* Do this
Copy nothing but the text: reproduce each line of the listing exactly and leave the pictures out.

# # # # # # #

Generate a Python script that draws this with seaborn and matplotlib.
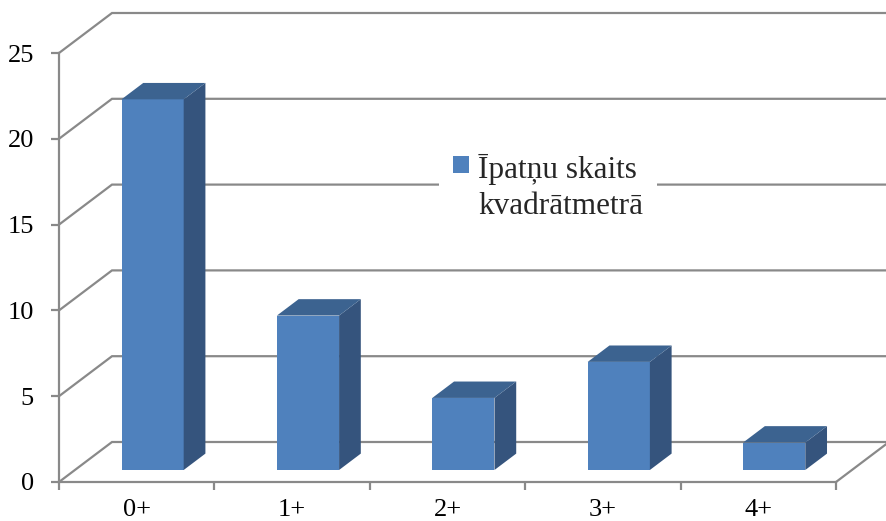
import numpy as np
import pandas as pd
import matplotlib
matplotlib.use("Agg")
import matplotlib.pyplot as plt
from matplotlib.patches import Rectangle, Polygon
from matplotlib.legend_handler import HandlerPatch
import seaborn as sns

# data
categories = ["0+", "1+", "2+", "3+", "4+"]
values = [21.6, 9.0, 4.2, 6.3, 1.6]
y_ticks = [0, 5, 10, 15, 20, 25]
series_label = "Īpatņu skaits\nkvadrātmetrā"

FRONT = "#4F81BD"
SIDE = "#35547D"
TOP = "#3C6390"
GRID = "#898989"

W, H, DPI = 886, 521, 100

sns.set_style("white")
plt.rcParams["font.family"] = ["Liberation Serif", "DejaVu Serif"]

fig = plt.figure(figsize=(W / DPI, H / DPI), dpi=DPI)
# front frame of the pseudo-3D box (pixels)
left, right, bottom, top = 59, 836, 482, 53
ax = fig.add_axes([left / W, 1 - bottom / H, (right - left) / W, (bottom - top) / H])

df = pd.DataFrame({"age": categories, "count": values})
sns.barplot(data=df, x="age", y="count", color=FRONT, saturation=1,
            width=0.4, errorbar=None, linewidth=0, zorder=3, ax=ax)

ax.set_xlim(-0.5, len(categories) - 0.5)
ax.set_ylim(0, 25)
ax.autoscale(False)

# depth of the box in data units (wall is 53px right, 40px up)
sx = (right - left) / len(categories)
sy = (bottom - top) / 25
dx, dy = 53 / sx, 40 / sy
xmin, xmax = -0.5, len(categories) - 0.5

# side wall + back wall gridlines
for v in y_ticks:
    ax.plot([xmin, xmin + dx, xmax + 2], [v, v + dy, v + dy], color=GRID,
            lw=1.6, clip_on=False, zorder=1, solid_joinstyle="miter")
# floor right edge
ax.plot([xmax, xmax + dx * 1.3], [0, dy * 1.3], color=GRID, lw=1.6,
        clip_on=False, zorder=1)

# turn flat bars into boxes
f0, depth = 0.3, 0.41
ddx, ddy = depth * dx, depth * dy
for p in list(ax.patches):
    x0 = p.get_x() + f0 * dx
    y0 = p.get_y() + f0 * dy
    p.set_x(x0)
    p.set_y(y0)
    w, h = p.get_width(), p.get_height()
    side = Polygon([(x0 + w, y0), (x0 + w + ddx, y0 + ddy),
                    (x0 + w + ddx, y0 + h + ddy), (x0 + w, y0 + h)],
                   closed=True, facecolor=SIDE, edgecolor="none", zorder=3, clip_on=False)
    lid = Polygon([(x0, y0 + h), (x0 + ddx, y0 + h + ddy),
                   (x0 + w + ddx, y0 + h + ddy), (x0 + w, y0 + h)],
                  closed=True, facecolor=TOP, edgecolor="none", zorder=3, clip_on=False)
    ax.add_patch(side)
    ax.add_patch(lid)
    p.set_clip_on(False)

# axes, ticks
for s in ["top", "right"]:
    ax.spines[s].set_visible(False)
for s in ["left", "bottom"]:
    ax.spines[s].set_color(GRID)
    ax.spines[s].set_linewidth(1.6)
    ax.spines[s].set_zorder(2)

ax.set_yticks(y_ticks)
ax.set_xticks(np.arange(xmin, xmax + 0.01, 1), minor=True)
ax.tick_params(axis="y", left=True, length=6, width=1.6, color=GRID,
               pad=12, labelsize=19, labelcolor="black")
ax.tick_params(axis="x", which="major", bottom=True, length=0, pad=12,
               labelsize=19, labelcolor="black")
ax.tick_params(axis="x", which="minor", bottom=True, length=6, width=1.6,
               color=GRID, direction="out")
ax.set_xlabel("")
ax.set_ylabel("")


def square_handle(legend, orig_handle, xdescent, ydescent, width, height, fontsize):
    s = 0.52 * fontsize
    y = -ydescent + (height - s) / 2 + 0.73 * fontsize
    return Rectangle((-xdescent, y), s, s)


proxy = Rectangle((0, 0), 1, 1, facecolor=FRONT, edgecolor="none")
leg = ax.legend([proxy], [series_label],
                handler_map={Rectangle: HandlerPatch(patch_func=square_handle)},
                loc="upper left", bbox_to_anchor=(439 / W, 1 - 140 / H),
                bbox_transform=fig.transFigure, fontsize=22.5, frameon=True,
                fancybox=False, framealpha=1, facecolor="white", edgecolor="none",
                borderpad=0.45, handlelength=0.6, handletextpad=0.2, borderaxespad=0)
leg.set_zorder(2)
for t in leg.get_texts():
    t.set_linespacing(1.3)

fig.savefig("out.png", dpi=DPI)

# # # # # # #

* Answer to the task
Generate a Python script that draws this with seaborn and matplotlib.
import numpy as np
import pandas as pd
import matplotlib
matplotlib.use("Agg")
import matplotlib.pyplot as plt
from matplotlib.patches import Rectangle, Polygon
from matplotlib.legend_handler import HandlerPatch
import seaborn as sns

# data
categories = ["0+", "1+", "2+", "3+", "4+"]
values = [21.6, 9.0, 4.2, 6.3, 1.6]
y_ticks = [0, 5, 10, 15, 20, 25]
series_label = "Īpatņu skaits\nkvadrātmetrā"

FRONT = "#4F81BD"
SIDE = "#35547D"
TOP = "#3C6390"
GRID = "#898989"

W, H, DPI = 886, 521, 100

sns.set_style("white")
plt.rcParams["font.family"] = ["Liberation Serif", "DejaVu Serif"]

fig = plt.figure(figsize=(W / DPI, H / DPI), dpi=DPI)
# front frame of the pseudo-3D box (pixels)
left, right, bottom, top = 59, 836, 482, 53
ax = fig.add_axes([left / W, 1 - bottom / H, (right - left) / W, (bottom - top) / H])

df = pd.DataFrame({"age": categories, "count": values})
sns.barplot(data=df, x="age", y="count", color=FRONT, saturation=1,
            width=0.4, errorbar=None, linewidth=0, zorder=3, ax=ax)

ax.set_xlim(-0.5, len(categories) - 0.5)
ax.set_ylim(0, 25)
ax.autoscale(False)

# depth of the box in data units (wall is 53px right, 40px up)
sx = (right - left) / len(categories)
sy = (bottom - top) / 25
dx, dy = 53 / sx, 40 / sy
xmin, xmax = -0.5, len(categories) - 0.5

# side wall + back wall gridlines
for v in y_ticks:
    ax.plot([xmin, xmin + dx, xmax + 2], [v, v + dy, v + dy], color=GRID,
            lw=1.6, clip_on=False, zorder=1, solid_joinstyle="miter")
# floor right edge
ax.plot([xmax, xmax + dx * 1.3], [0, dy * 1.3], color=GRID, lw=1.6,
        clip_on=False, zorder=1)

# turn flat bars into boxes
f0, depth = 0.3, 0.41
ddx, ddy = depth * dx, depth * dy
for p in list(ax.patches):
    x0 = p.get_x() + f0 * dx
    y0 = p.get_y() + f0 * dy
    p.set_x(x0)
    p.set_y(y0)
    w, h = p.get_width(), p.get_height()
    side = Polygon([(x0 + w, y0), (x0 + w + ddx, y0 + ddy),
                    (x0 + w + ddx, y0 + h + ddy), (x0 + w, y0 + h)],
                   closed=True, facecolor=SIDE, edgecolor="none", zorder=3, clip_on=False)
    lid = Polygon([(x0, y0 + h), (x0 + ddx, y0 + h + ddy),
                   (x0 + w + ddx, y0 + h + ddy), (x0 + w, y0 + h)],
                  closed=True, facecolor=TOP, edgecolor="none", zorder=3, clip_on=False)
    ax.add_patch(side)
    ax.add_patch(lid)
    p.set_clip_on(False)

# axes, ticks
for s in ["top", "right"]:
    ax.spines[s].set_visible(False)
for s in ["left", "bottom"]:
    ax.spines[s].set_color(GRID)
    ax.spines[s].set_linewidth(1.6)
    ax.spines[s].set_zorder(2)

ax.set_yticks(y_ticks)
ax.set_xticks(np.arange(xmin, xmax + 0.01, 1), minor=True)
ax.tick_params(axis="y", left=True, length=6, width=1.6, color=GRID,
               pad=12, labelsize=19, labelcolor="black")
ax.tick_params(axis="x", which="major", bottom=True, length=0, pad=12,
               labelsize=19, labelcolor="black")
ax.tick_params(axis="x", which="minor", bottom=True, length=6, width=1.6,
               color=GRID, direction="out")
ax.set_xlabel("")
ax.set_ylabel("")


def square_handle(legend, orig_handle, xdescent, ydescent, width, height, fontsize):
    s = 0.52 * fontsize
    y = -ydescent + (height - s) / 2 + 0.73 * fontsize
    return Rectangle((-xdescent, y), s, s)


proxy = Rectangle((0, 0), 1, 1, facecolor=FRONT, edgecolor="none")
leg = ax.legend([proxy], [series_label],
                handler_map={Rectangle: HandlerPatch(patch_func=square_handle)},
                loc="upper left", bbox_to_anchor=(439 / W, 1 - 140 / H),
                bbox_transform=fig.transFigure, fontsize=22.5, frameon=True,
                fancybox=False, framealpha=1, facecolor="white", edgecolor="none",
                borderpad=0.45, handlelength=0.6, handletextpad=0.2, borderaxespad=0)
leg.set_zorder(2)
for t in leg.get_texts():
    t.set_linespacing(1.3)

fig.savefig("out.png", dpi=DPI)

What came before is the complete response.